══ RECORDS TO PROCESS ══

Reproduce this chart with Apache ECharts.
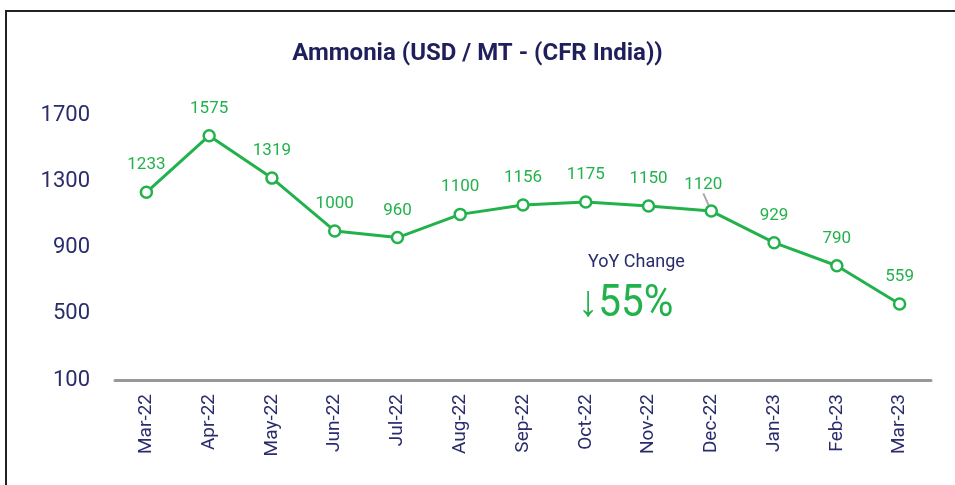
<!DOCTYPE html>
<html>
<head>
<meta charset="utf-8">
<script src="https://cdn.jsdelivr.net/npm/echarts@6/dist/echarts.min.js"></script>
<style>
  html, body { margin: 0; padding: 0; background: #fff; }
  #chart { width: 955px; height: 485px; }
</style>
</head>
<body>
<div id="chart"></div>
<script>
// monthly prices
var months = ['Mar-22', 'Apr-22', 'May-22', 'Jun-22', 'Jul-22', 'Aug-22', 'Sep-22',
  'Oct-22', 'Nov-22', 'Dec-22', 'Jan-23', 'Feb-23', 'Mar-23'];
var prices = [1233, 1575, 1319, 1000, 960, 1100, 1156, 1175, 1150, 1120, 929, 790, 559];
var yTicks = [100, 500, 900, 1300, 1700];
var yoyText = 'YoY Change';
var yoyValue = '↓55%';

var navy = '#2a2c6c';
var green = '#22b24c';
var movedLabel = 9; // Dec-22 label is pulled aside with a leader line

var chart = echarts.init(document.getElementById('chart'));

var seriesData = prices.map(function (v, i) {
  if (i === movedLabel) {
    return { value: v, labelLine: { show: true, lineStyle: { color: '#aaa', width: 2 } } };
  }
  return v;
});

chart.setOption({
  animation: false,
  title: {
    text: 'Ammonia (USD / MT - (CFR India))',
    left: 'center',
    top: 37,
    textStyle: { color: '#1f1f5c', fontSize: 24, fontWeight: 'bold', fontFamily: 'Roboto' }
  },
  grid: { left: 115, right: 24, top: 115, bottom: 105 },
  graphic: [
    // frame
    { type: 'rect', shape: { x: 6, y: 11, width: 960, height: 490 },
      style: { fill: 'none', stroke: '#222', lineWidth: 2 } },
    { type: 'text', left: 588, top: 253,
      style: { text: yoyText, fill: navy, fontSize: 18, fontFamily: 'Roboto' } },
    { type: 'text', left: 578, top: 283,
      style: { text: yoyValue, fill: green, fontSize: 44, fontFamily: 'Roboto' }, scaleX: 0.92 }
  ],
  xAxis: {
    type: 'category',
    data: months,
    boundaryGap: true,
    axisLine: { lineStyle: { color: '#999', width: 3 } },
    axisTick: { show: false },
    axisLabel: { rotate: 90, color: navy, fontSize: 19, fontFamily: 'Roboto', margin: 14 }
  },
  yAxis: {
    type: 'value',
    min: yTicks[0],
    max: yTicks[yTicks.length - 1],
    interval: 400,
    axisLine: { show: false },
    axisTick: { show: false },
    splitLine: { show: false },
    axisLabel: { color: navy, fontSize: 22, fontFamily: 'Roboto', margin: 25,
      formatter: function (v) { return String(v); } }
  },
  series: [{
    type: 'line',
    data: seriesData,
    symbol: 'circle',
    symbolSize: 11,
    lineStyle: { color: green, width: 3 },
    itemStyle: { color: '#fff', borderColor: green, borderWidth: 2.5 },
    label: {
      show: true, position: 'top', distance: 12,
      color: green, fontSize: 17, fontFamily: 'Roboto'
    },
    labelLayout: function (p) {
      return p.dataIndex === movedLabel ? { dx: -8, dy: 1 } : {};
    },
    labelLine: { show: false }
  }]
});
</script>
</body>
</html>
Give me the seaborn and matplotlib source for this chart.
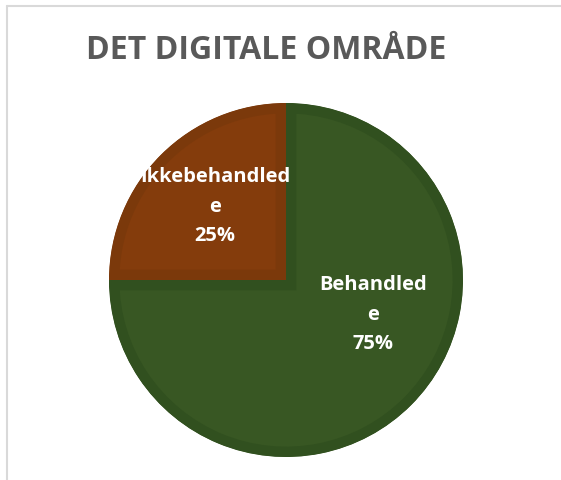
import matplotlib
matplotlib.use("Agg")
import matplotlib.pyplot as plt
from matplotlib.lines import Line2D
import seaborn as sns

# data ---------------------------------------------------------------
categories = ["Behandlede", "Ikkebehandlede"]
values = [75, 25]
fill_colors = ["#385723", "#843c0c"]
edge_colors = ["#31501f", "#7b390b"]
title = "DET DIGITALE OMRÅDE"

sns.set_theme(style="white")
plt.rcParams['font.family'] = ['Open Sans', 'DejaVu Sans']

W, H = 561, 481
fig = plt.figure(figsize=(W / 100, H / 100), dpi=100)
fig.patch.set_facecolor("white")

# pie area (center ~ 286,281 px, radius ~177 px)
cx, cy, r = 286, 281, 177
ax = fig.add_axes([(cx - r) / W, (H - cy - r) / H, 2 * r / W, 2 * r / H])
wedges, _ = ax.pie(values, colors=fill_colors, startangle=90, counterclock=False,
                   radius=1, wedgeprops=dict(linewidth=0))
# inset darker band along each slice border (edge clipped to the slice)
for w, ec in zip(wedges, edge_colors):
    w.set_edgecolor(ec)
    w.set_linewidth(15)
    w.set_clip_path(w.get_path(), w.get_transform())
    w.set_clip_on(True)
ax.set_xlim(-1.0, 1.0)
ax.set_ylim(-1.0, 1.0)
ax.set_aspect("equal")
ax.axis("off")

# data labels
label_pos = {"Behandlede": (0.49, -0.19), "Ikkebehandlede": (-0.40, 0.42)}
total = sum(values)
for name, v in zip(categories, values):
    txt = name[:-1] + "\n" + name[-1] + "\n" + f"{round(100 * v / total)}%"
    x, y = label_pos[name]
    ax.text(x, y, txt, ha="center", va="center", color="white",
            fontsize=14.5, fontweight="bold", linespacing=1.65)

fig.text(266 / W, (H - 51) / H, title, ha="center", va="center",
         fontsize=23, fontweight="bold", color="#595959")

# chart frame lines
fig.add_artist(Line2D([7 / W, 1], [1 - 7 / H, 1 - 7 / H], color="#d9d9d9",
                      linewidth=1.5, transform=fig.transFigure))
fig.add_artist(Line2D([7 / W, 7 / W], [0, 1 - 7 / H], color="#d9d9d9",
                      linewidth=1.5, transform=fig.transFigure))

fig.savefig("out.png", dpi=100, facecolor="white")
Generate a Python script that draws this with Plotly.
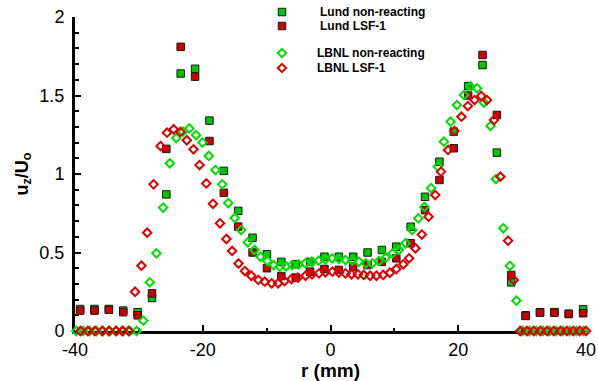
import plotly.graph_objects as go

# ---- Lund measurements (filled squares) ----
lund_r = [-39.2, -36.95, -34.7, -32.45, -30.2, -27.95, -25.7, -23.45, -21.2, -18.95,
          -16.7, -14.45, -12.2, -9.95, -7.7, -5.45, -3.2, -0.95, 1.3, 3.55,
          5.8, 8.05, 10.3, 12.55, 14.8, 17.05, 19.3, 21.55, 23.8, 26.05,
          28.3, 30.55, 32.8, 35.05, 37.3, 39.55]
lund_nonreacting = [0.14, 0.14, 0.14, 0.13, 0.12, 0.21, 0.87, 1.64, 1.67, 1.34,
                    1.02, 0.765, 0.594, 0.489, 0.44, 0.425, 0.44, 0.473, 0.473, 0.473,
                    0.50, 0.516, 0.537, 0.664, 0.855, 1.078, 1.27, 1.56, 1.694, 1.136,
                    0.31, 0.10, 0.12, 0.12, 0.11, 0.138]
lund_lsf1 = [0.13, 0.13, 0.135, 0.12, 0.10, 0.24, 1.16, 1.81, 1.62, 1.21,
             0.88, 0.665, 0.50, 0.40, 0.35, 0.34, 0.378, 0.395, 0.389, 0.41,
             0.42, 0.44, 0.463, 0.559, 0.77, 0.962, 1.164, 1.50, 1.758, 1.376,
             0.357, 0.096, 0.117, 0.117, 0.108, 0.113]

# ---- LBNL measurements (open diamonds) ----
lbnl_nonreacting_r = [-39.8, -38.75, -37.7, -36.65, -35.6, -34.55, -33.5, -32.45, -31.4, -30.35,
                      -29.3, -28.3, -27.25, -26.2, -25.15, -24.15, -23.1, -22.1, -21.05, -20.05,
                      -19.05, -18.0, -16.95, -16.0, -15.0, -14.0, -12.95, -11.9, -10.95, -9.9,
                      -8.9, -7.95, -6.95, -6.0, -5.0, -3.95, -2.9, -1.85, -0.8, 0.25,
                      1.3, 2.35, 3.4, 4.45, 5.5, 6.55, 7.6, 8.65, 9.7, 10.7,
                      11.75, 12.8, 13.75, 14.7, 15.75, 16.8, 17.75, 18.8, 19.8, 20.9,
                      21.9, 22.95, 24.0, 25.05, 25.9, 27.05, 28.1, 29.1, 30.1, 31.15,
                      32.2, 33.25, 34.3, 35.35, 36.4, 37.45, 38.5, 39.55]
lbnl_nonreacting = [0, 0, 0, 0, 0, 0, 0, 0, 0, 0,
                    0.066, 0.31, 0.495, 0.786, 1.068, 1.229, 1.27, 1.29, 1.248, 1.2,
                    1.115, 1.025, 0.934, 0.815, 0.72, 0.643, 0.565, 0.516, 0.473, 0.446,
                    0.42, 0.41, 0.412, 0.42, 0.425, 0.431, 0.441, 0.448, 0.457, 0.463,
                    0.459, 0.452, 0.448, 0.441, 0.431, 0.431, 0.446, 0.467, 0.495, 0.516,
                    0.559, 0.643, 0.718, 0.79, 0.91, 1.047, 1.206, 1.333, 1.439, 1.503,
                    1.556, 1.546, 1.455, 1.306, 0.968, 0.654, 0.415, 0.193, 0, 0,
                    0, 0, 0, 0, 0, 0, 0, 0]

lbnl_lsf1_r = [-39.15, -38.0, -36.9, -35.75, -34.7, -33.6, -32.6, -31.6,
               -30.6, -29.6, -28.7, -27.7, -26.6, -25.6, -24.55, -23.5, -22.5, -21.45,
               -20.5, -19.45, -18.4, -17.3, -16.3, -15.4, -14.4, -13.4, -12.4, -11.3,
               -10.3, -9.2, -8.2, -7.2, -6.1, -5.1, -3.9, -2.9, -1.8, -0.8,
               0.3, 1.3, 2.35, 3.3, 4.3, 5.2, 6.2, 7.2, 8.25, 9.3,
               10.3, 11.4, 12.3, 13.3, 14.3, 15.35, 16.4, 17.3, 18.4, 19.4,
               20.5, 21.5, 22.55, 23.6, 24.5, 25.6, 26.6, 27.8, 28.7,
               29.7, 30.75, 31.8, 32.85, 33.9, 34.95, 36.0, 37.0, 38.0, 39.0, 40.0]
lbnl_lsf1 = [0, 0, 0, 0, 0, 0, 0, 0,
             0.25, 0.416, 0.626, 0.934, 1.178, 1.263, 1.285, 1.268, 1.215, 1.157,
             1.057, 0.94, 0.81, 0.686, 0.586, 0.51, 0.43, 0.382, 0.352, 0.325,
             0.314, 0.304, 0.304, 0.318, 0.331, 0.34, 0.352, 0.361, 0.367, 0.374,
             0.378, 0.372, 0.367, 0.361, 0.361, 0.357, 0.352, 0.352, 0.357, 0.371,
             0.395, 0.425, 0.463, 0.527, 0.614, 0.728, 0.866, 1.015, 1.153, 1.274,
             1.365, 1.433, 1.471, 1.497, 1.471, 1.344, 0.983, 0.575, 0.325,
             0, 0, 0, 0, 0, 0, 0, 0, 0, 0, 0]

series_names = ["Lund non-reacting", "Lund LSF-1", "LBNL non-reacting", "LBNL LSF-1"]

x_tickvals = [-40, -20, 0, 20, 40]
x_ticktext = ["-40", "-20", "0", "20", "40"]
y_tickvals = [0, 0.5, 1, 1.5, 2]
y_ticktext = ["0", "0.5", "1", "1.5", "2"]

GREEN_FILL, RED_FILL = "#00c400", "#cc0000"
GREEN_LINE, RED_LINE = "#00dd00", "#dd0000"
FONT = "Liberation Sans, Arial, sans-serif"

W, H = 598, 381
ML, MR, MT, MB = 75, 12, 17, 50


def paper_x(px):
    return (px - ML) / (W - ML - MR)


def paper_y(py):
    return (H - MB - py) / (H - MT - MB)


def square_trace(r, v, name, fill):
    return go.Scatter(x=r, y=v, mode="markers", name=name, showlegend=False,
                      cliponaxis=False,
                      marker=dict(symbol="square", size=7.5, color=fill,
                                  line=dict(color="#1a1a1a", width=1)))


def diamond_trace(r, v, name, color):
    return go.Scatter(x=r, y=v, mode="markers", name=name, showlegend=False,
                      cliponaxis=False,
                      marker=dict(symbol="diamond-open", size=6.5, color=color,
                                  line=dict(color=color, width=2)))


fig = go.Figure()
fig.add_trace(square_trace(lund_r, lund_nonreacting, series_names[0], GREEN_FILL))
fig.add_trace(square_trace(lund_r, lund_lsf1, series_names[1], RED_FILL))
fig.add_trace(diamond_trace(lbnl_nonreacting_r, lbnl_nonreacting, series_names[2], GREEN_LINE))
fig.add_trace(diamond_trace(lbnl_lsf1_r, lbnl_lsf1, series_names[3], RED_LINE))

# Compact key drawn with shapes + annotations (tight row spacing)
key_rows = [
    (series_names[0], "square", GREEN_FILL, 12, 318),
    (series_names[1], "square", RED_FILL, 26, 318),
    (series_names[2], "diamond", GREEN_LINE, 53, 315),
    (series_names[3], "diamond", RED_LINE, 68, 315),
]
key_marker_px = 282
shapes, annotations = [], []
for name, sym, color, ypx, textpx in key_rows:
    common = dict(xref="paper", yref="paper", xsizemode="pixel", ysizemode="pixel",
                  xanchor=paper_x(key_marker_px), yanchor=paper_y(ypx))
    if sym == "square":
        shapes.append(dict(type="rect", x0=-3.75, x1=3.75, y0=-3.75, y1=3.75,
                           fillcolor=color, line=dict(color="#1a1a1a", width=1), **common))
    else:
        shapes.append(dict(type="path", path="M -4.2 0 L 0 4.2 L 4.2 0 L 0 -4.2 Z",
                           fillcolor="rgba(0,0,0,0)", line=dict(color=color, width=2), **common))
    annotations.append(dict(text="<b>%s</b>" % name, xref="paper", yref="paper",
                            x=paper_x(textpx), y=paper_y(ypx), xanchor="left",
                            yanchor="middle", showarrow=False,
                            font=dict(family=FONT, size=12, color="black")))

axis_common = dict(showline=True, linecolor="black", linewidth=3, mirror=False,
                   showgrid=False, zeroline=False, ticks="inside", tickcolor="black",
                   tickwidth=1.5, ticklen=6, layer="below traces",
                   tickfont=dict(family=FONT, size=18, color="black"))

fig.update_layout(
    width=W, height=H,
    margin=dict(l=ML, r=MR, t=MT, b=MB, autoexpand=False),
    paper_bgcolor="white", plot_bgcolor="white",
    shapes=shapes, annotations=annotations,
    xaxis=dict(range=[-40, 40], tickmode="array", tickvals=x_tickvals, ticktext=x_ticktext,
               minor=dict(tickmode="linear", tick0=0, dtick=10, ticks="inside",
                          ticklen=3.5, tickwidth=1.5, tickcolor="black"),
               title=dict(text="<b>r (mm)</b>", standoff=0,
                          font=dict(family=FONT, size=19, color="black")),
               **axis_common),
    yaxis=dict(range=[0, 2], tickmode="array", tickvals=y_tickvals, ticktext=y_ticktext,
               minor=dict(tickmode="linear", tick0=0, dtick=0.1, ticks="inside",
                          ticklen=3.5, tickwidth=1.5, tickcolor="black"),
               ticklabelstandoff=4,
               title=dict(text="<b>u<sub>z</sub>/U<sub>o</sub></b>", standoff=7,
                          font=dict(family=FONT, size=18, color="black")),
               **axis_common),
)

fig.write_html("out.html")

═══

DIRECTIONS: Above are records; repeat only the lines from the line with "Generate a Python" through the line with "0.357, 0.096, 0.117, 0.117, 0.108, 0.113]", and leave pictures out.

TASK SOLUTION:
Generate a Python script that draws this with Plotly.
import plotly.graph_objects as go

# ---- Lund measurements (filled squares) ----
lund_r = [-39.2, -36.95, -34.7, -32.45, -30.2, -27.95, -25.7, -23.45, -21.2, -18.95,
          -16.7, -14.45, -12.2, -9.95, -7.7, -5.45, -3.2, -0.95, 1.3, 3.55,
          5.8, 8.05, 10.3, 12.55, 14.8, 17.05, 19.3, 21.55, 23.8, 26.05,
          28.3, 30.55, 32.8, 35.05, 37.3, 39.55]
lund_nonreacting = [0.14, 0.14, 0.14, 0.13, 0.12, 0.21, 0.87, 1.64, 1.67, 1.34,
                    1.02, 0.765, 0.594, 0.489, 0.44, 0.425, 0.44, 0.473, 0.473, 0.473,
                    0.50, 0.516, 0.537, 0.664, 0.855, 1.078, 1.27, 1.56, 1.694, 1.136,
                    0.31, 0.10, 0.12, 0.12, 0.11, 0.138]
lund_lsf1 = [0.13, 0.13, 0.135, 0.12, 0.10, 0.24, 1.16, 1.81, 1.62, 1.21,
             0.88, 0.665, 0.50, 0.40, 0.35, 0.34, 0.378, 0.395, 0.389, 0.41,
             0.42, 0.44, 0.463, 0.559, 0.77, 0.962, 1.164, 1.50, 1.758, 1.376,
             0.357, 0.096, 0.117, 0.117, 0.108, 0.113]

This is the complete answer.